■ PROBLEM STATEMENT
Say how many lines hold the string "document", and nothing more.

■ DATA LINES
────

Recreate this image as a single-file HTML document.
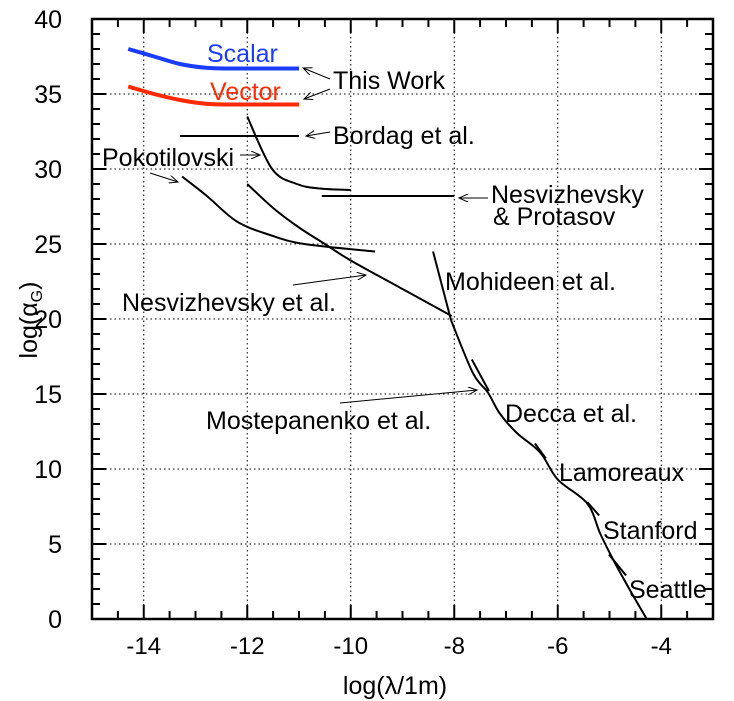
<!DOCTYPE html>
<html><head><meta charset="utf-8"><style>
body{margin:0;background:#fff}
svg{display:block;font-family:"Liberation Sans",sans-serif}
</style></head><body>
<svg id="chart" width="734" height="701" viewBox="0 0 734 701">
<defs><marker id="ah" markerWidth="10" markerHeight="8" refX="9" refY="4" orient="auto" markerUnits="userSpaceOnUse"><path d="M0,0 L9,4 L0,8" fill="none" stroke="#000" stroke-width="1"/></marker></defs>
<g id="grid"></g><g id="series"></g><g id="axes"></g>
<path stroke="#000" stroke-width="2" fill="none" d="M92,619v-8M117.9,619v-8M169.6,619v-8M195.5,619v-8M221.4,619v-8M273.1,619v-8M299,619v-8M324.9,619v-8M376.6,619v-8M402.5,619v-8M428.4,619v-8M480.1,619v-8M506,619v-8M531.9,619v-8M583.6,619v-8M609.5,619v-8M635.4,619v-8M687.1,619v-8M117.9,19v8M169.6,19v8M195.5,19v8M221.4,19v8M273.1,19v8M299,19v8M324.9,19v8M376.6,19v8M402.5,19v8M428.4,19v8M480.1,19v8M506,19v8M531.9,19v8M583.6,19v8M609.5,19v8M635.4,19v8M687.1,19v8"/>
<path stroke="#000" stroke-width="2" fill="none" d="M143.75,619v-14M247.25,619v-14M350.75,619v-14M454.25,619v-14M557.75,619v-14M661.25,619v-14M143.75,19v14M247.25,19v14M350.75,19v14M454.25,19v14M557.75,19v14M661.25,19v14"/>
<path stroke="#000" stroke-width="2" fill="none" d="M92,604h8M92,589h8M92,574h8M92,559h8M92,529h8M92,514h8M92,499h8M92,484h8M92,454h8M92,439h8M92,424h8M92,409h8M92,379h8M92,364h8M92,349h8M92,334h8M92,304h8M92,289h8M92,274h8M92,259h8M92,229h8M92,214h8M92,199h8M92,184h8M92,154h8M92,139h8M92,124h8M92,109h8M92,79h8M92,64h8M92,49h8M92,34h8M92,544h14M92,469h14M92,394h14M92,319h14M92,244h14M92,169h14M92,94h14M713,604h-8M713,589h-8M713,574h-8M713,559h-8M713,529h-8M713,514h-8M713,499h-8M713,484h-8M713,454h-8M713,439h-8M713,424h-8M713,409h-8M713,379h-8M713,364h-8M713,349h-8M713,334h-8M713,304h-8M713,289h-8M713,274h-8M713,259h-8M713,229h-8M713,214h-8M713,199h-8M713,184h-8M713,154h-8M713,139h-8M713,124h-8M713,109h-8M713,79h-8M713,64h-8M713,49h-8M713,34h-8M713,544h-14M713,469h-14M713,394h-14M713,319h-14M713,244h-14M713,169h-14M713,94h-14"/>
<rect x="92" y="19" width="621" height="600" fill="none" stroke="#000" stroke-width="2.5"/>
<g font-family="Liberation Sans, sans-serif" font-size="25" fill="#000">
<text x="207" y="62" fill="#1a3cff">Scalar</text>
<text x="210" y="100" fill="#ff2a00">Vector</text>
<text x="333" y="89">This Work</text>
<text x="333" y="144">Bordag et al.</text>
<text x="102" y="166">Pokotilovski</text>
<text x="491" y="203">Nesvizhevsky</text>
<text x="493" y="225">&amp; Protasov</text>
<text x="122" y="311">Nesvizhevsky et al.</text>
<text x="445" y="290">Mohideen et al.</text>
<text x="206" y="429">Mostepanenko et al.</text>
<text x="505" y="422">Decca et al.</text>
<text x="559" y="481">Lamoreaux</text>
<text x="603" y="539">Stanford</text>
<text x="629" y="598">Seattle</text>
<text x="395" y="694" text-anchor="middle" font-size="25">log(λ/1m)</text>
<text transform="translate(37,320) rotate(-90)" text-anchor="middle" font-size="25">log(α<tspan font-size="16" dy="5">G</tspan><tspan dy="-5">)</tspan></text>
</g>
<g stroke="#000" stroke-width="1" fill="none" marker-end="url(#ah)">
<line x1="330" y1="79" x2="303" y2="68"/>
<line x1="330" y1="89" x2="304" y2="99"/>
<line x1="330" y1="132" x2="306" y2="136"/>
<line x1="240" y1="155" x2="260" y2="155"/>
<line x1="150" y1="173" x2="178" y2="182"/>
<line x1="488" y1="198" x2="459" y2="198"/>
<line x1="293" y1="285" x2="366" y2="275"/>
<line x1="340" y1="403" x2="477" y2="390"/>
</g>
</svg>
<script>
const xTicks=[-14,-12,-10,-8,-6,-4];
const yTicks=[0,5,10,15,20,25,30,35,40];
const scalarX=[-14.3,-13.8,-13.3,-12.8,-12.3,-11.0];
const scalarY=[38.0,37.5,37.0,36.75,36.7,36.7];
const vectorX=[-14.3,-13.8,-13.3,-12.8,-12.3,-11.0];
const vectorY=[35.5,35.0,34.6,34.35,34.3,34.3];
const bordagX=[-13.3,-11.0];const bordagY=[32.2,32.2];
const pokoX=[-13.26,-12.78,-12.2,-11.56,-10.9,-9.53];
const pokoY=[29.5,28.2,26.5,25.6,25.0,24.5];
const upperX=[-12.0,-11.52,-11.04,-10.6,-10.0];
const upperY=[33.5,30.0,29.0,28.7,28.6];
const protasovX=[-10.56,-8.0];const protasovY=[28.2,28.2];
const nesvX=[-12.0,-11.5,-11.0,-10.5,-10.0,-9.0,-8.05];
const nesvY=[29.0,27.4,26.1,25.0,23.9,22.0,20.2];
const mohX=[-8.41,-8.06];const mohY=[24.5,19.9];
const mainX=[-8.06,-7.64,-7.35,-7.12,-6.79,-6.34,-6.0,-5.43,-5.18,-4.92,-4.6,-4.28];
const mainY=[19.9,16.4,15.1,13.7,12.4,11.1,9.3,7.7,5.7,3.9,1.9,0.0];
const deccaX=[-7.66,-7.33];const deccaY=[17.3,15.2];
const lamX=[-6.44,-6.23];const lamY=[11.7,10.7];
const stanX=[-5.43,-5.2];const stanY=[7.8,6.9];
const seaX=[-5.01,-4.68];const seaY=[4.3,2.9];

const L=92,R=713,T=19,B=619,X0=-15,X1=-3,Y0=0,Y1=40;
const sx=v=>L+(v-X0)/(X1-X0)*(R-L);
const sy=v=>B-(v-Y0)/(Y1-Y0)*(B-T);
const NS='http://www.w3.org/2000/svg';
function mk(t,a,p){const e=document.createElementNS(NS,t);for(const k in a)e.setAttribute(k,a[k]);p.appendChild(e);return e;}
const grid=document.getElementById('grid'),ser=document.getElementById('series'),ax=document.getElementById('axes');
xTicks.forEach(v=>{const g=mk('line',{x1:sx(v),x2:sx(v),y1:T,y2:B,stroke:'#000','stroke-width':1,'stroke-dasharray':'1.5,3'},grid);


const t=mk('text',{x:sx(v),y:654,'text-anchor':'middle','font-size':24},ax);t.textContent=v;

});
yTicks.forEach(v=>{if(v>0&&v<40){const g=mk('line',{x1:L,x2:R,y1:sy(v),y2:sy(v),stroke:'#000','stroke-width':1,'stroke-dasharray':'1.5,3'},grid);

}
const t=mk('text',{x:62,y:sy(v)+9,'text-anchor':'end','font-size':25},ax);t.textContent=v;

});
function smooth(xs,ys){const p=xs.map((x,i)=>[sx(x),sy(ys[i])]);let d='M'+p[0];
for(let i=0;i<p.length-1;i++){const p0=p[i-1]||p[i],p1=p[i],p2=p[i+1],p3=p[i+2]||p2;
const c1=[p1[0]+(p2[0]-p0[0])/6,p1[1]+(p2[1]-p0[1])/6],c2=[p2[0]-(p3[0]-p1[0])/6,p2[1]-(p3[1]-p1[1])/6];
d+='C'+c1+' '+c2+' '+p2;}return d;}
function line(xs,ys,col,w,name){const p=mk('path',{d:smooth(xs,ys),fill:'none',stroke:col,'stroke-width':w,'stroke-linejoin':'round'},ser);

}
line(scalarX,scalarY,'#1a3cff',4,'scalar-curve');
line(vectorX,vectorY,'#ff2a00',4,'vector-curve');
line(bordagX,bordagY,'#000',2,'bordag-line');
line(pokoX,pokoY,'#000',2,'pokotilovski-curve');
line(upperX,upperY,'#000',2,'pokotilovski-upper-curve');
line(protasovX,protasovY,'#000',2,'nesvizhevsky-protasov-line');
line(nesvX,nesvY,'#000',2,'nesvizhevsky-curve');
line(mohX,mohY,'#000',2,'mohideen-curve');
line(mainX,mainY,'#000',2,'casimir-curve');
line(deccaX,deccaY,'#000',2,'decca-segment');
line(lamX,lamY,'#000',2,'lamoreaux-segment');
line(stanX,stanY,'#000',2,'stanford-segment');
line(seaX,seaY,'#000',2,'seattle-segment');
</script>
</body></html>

────

■ SOLUTION
3